まさか、本連載を読んで株式投資を行なっている人や組織はいないと推測している。第三者が行なった分析結果に頼るよりも、自分自身で実際に確かめることが何より重要だからだ。

 ここで「実際に確かめる」とは、企業の有価証券報告書などを取り寄せて経営分析を行なうだけでなく、工場見学や店舗見学を行なったり、商品や製品を実際に利用したりすることを含む。本連載で取り上げている上場企業は、それを基本路線としている。
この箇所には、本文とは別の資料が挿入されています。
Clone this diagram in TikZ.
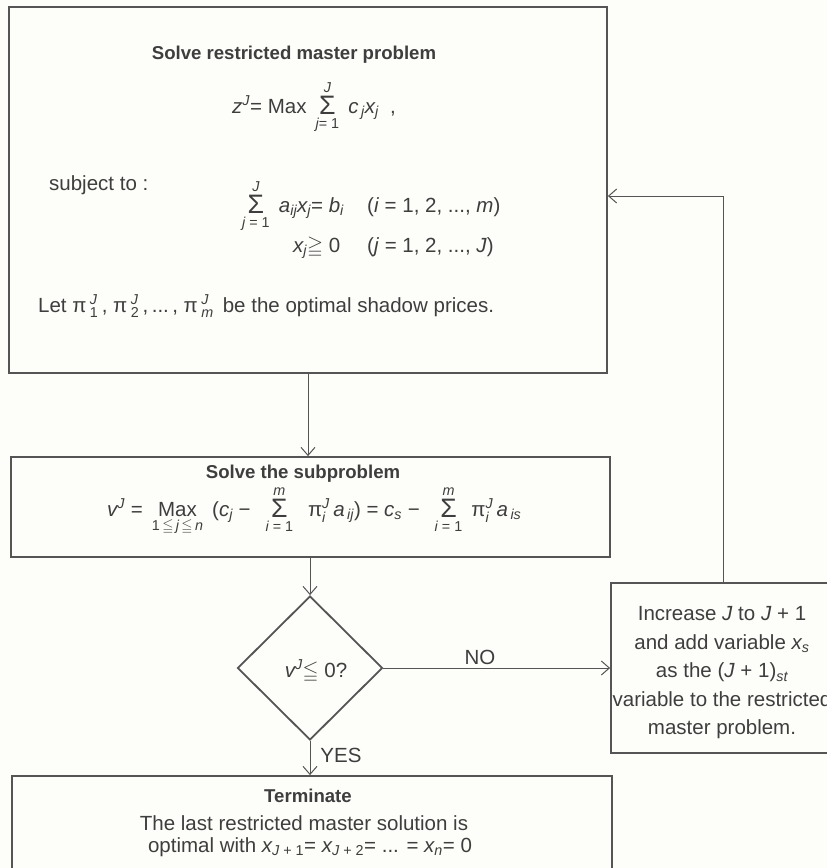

 したがって、ジャスダックやヘラクレスといった新興市場の上場企業は、本連載ではいまのところ取り上げていない。実際に何をやっているのか「体感」できないのに、有価証券報告書だけを見て、机上の判断を行なうのは難しいからだ。新興市場銘柄は業績のブレが大きい、という事情もある。

 ただし、楽天やスターバックス コーヒーなどのデータは、手許に一通り取りそろえている。興味深い分析結果を得ているので、いずれ本連載で紹介したいと考えている。

 ということで、筆者は数か月に1社のペースで工場見学を行なっている。さすがに企業秘密のある工場棟には近づけないが、それでも現場は驚きに満ちており、面白くてたまらない。工場見学は、個人的な趣味といってもいいだろう。

 かつては実名で申し込んでいたのだが、見学に赴いた先の企業側が筆者の名を知っていると、逆に質問責めに合うケースが多かったので、現在は筆者の顧問先企業を経由して、匿名で申し込むことにしている。

 以前、某上場企業の工場見学に申し込む際、顧問先企業の名を使って「○○工業、他1名」としたところ、当日、工場の受付で渡された名札に「○○工業 他1名様」と印字されていた。筆者はそれ以来、顧問先の間では「ほかいちめぇ様」と呼ばれている。

製造業にもかかわらずなぜ?
「薄利多売の消耗戦」を展開する日立

 ということで、工場見学をしたことがあるかどうかは伏せたままでの、今回は日立製作所(以下、日立と略称する)の話である。筆者の住む栃木県小山市と、茨城県日立市とは直線距離にして85キロほどの距離なので、問わず語らずとも日立グループの関係者や出身者にはよく出会う。

 次回コラムは「円高の恐怖」をテーマに、東芝・パナソニック・日立といった電機メーカー各社の「円高限界点」を具体的に解析してご覧に入れる予定だが、その前に今回は、日立の経営戦略に関する検証を行なう。

 次の〔図表 1〕は、筆者オリジナルのSCP分析に基づいて描いたものだ。

 SCPは“Sale-Cost-Profit”の略称であり、和名を「タカダ式操業度分析」と呼ぶ。〔図表 1〕は、本連載で経営分析を行なう際、突破口となるものだ。

 この図表で描かれている黒色の実線は、実際売上高の四半期移動平均である。11兆円から9兆円の間で、きれいな「正弦曲線(sinθ)」を描いている。しかしその内実は、新興市場の数十社分を簡単に飲み込んでしまうほどの「津波エネルギー」だ。